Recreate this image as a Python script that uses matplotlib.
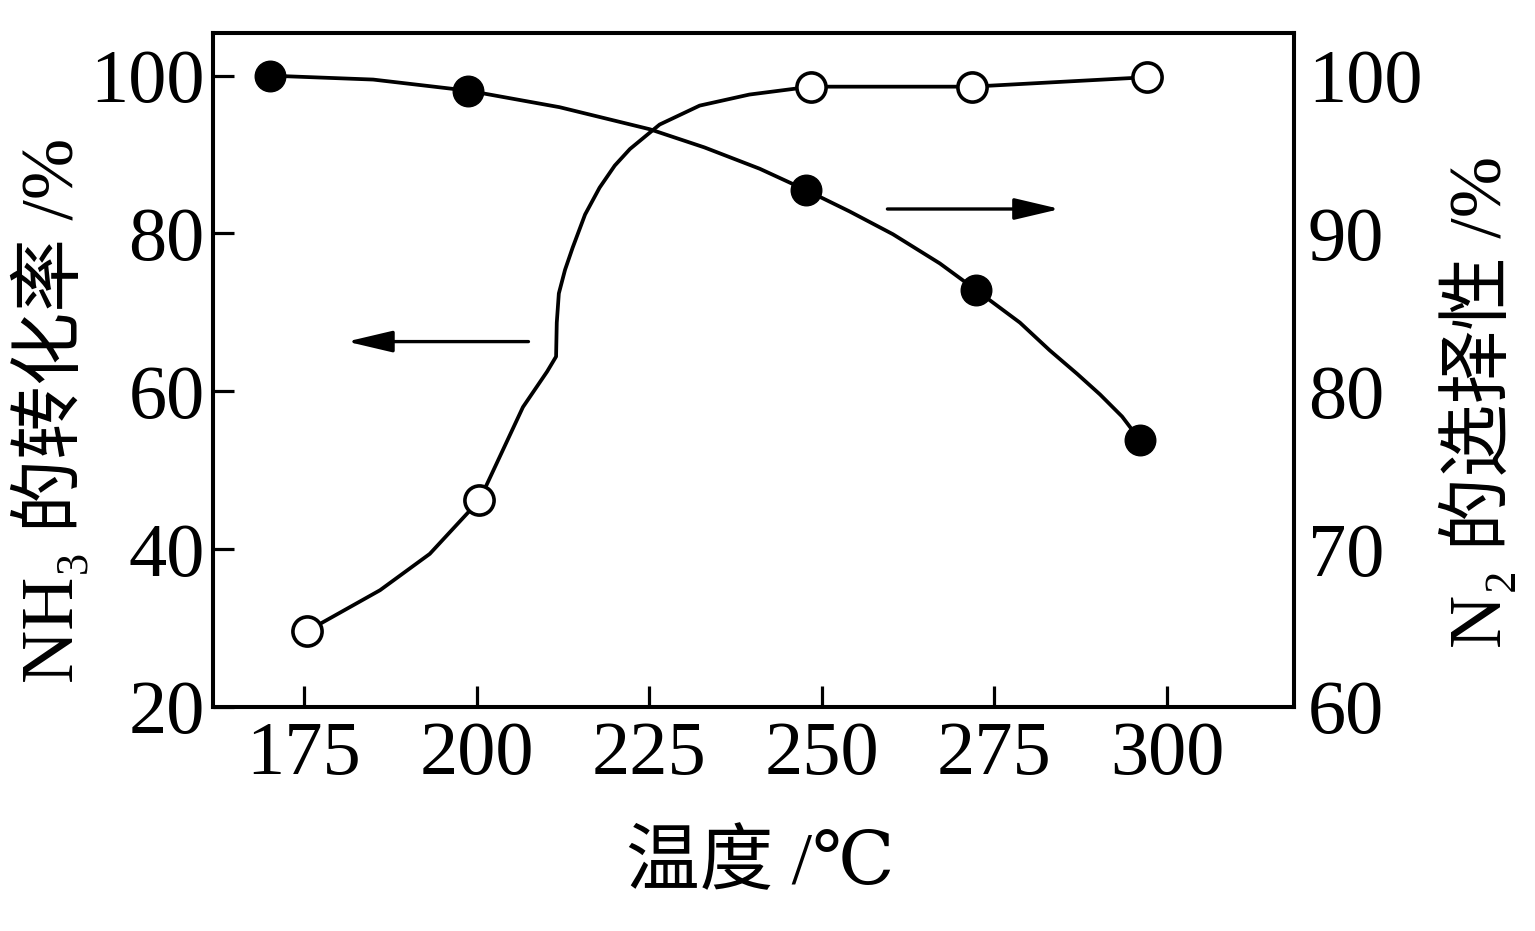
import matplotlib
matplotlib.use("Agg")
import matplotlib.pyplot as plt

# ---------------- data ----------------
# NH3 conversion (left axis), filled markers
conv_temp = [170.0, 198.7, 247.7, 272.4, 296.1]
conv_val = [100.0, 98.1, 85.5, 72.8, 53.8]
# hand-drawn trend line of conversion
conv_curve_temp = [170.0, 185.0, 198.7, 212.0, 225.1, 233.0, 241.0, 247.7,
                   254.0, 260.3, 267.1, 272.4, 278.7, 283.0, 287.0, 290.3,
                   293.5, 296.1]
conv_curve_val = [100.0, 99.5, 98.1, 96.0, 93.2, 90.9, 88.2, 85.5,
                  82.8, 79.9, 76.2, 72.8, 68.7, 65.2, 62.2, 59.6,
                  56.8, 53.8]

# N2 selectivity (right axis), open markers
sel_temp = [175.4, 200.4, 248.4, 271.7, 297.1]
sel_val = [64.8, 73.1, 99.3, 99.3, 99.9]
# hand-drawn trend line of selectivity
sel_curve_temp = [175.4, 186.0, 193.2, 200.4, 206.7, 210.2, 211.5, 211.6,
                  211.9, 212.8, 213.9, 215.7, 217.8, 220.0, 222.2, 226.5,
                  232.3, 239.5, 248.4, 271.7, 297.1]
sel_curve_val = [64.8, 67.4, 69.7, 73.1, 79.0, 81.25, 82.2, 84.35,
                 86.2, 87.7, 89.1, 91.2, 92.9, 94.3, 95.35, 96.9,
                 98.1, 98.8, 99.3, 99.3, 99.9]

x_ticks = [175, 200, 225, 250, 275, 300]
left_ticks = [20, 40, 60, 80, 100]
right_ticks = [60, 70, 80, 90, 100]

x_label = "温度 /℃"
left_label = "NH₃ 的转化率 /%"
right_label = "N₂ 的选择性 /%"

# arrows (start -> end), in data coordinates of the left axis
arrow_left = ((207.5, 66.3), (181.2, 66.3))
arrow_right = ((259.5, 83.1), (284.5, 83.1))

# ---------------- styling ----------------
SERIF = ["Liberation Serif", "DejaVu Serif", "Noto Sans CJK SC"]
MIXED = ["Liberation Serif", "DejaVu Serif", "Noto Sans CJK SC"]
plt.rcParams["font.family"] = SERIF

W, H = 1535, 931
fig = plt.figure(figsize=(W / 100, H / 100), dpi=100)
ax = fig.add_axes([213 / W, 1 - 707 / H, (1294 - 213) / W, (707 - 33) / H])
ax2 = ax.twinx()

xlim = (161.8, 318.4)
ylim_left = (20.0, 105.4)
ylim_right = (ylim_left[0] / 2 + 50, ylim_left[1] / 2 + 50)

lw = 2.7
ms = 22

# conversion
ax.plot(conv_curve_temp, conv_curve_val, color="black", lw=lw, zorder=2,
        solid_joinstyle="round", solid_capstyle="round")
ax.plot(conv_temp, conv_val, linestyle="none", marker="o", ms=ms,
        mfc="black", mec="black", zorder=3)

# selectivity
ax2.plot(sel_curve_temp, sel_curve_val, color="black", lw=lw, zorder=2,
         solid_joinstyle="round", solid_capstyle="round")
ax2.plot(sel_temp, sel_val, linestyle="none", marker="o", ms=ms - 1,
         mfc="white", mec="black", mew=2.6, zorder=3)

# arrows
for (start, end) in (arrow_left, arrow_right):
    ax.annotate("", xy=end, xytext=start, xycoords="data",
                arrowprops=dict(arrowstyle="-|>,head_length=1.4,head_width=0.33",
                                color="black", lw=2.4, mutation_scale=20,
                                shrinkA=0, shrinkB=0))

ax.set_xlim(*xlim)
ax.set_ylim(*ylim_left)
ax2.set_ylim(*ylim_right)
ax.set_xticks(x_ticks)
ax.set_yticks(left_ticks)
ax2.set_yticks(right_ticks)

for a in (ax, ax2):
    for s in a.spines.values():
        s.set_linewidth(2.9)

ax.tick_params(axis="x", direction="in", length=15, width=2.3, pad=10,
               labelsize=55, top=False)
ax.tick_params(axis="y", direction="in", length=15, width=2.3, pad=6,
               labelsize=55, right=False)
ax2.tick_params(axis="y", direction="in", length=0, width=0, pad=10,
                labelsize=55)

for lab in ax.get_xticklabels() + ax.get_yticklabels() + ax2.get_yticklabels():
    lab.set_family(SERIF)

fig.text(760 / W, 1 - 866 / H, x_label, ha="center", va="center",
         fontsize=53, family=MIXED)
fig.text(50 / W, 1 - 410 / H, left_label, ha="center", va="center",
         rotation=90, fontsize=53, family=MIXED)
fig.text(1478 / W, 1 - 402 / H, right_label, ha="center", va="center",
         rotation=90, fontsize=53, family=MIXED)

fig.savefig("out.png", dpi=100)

══════════════════════════════

= The task =
Copy every line of the data word for word, omitting the images.

= The reply =
Recreate this image as a Python script that uses matplotlib.
import matplotlib
matplotlib.use("Agg")
import matplotlib.pyplot as plt

# ---------------- data ----------------
# NH3 conversion (left axis), filled markers
conv_temp = [170.0, 198.7, 247.7, 272.4, 296.1]
conv_val = [100.0, 98.1, 85.5, 72.8, 53.8]
# hand-drawn trend line of conversion
conv_curve_temp = [170.0, 185.0, 198.7, 212.0, 225.1, 233.0, 241.0, 247.7,
                   254.0, 260.3, 267.1, 272.4, 278.7, 283.0, 287.0, 290.3,
                   293.5, 296.1]
conv_curve_val = [100.0, 99.5, 98.1, 96.0, 93.2, 90.9, 88.2, 85.5,
                  82.8, 79.9, 76.2, 72.8, 68.7, 65.2, 62.2, 59.6,
                  56.8, 53.8]

# N2 selectivity (right axis), open markers
sel_temp = [175.4, 200.4, 248.4, 271.7, 297.1]
sel_val = [64.8, 73.1, 99.3, 99.3, 99.9]
# hand-drawn trend line of selectivity
sel_curve_temp = [175.4, 186.0, 193.2, 200.4, 206.7, 210.2, 211.5, 211.6,
                  211.9, 212.8, 213.9, 215.7, 217.8, 220.0, 222.2, 226.5,
                  232.3, 239.5, 248.4, 271.7, 297.1]
sel_curve_val = [64.8, 67.4, 69.7, 73.1, 79.0, 81.25, 82.2, 84.35,
                 86.2, 87.7, 89.1, 91.2, 92.9, 94.3, 95.35, 96.9,
                 98.1, 98.8, 99.3, 99.3, 99.9]

x_ticks = [175, 200, 225, 250, 275, 300]
left_ticks = [20, 40, 60, 80, 100]
right_ticks = [60, 70, 80, 90, 100]

x_label = "温度 /℃"
left_label = "NH₃ 的转化率 /%"
right_label = "N₂ 的选择性 /%"

# arrows (start -> end), in data coordinates of the left axis
arrow_left = ((207.5, 66.3), (181.2, 66.3))
arrow_right = ((259.5, 83.1), (284.5, 83.1))

# ---------------- styling ----------------
SERIF = ["Liberation Serif", "DejaVu Serif", "Noto Sans CJK SC"]
MIXED = ["Liberation Serif", "DejaVu Serif", "Noto Sans CJK SC"]
plt.rcParams["font.family"] = SERIF

W, H = 1535, 931
fig = plt.figure(figsize=(W / 100, H / 100), dpi=100)
ax = fig.add_axes([213 / W, 1 - 707 / H, (1294 - 213) / W, (707 - 33) / H])
ax2 = ax.twinx()

xlim = (161.8, 318.4)
ylim_left = (20.0, 105.4)
ylim_right = (ylim_left[0] / 2 + 50, ylim_left[1] / 2 + 50)

lw = 2.7
ms = 22

# conversion
ax.plot(conv_curve_temp, conv_curve_val, color="black", lw=lw, zorder=2,
        solid_joinstyle="round", solid_capstyle="round")
ax.plot(conv_temp, conv_val, linestyle="none", marker="o", ms=ms,
        mfc="black", mec="black", zorder=3)

# selectivity
ax2.plot(sel_curve_temp, sel_curve_val, color="black", lw=lw, zorder=2,
         solid_joinstyle="round", solid_capstyle="round")
ax2.plot(sel_temp, sel_val, linestyle="none", marker="o", ms=ms - 1,
         mfc="white", mec="black", mew=2.6, zorder=3)

# arrows
for (start, end) in (arrow_left, arrow_right):
    ax.annotate("", xy=end, xytext=start, xycoords="data",
                arrowprops=dict(arrowstyle="-|>,head_length=1.4,head_width=0.33",
                                color="black", lw=2.4, mutation_scale=20,
                                shrinkA=0, shrinkB=0))

ax.set_xlim(*xlim)
ax.set_ylim(*ylim_left)
ax2.set_ylim(*ylim_right)
ax.set_xticks(x_ticks)
ax.set_yticks(left_ticks)
ax2.set_yticks(right_ticks)

for a in (ax, ax2):
    for s in a.spines.values():
        s.set_linewidth(2.9)

ax.tick_params(axis="x", direction="in", length=15, width=2.3, pad=10,
               labelsize=55, top=False)
ax.tick_params(axis="y", direction="in", length=15, width=2.3, pad=6,
               labelsize=55, right=False)
ax2.tick_params(axis="y", direction="in", length=0, width=0, pad=10,
                labelsize=55)

for lab in ax.get_xticklabels() + ax.get_yticklabels() + ax2.get_yticklabels():
    lab.set_family(SERIF)

fig.text(760 / W, 1 - 866 / H, x_label, ha="center", va="center",
         fontsize=53, family=MIXED)
fig.text(50 / W, 1 - 410 / H, left_label, ha="center", va="center",
         rotation=90, fontsize=53, family=MIXED)
fig.text(1478 / W, 1 - 402 / H, right_label, ha="center", va="center",
         rotation=90, fontsize=53, family=MIXED)

fig.savefig("out.png", dpi=100)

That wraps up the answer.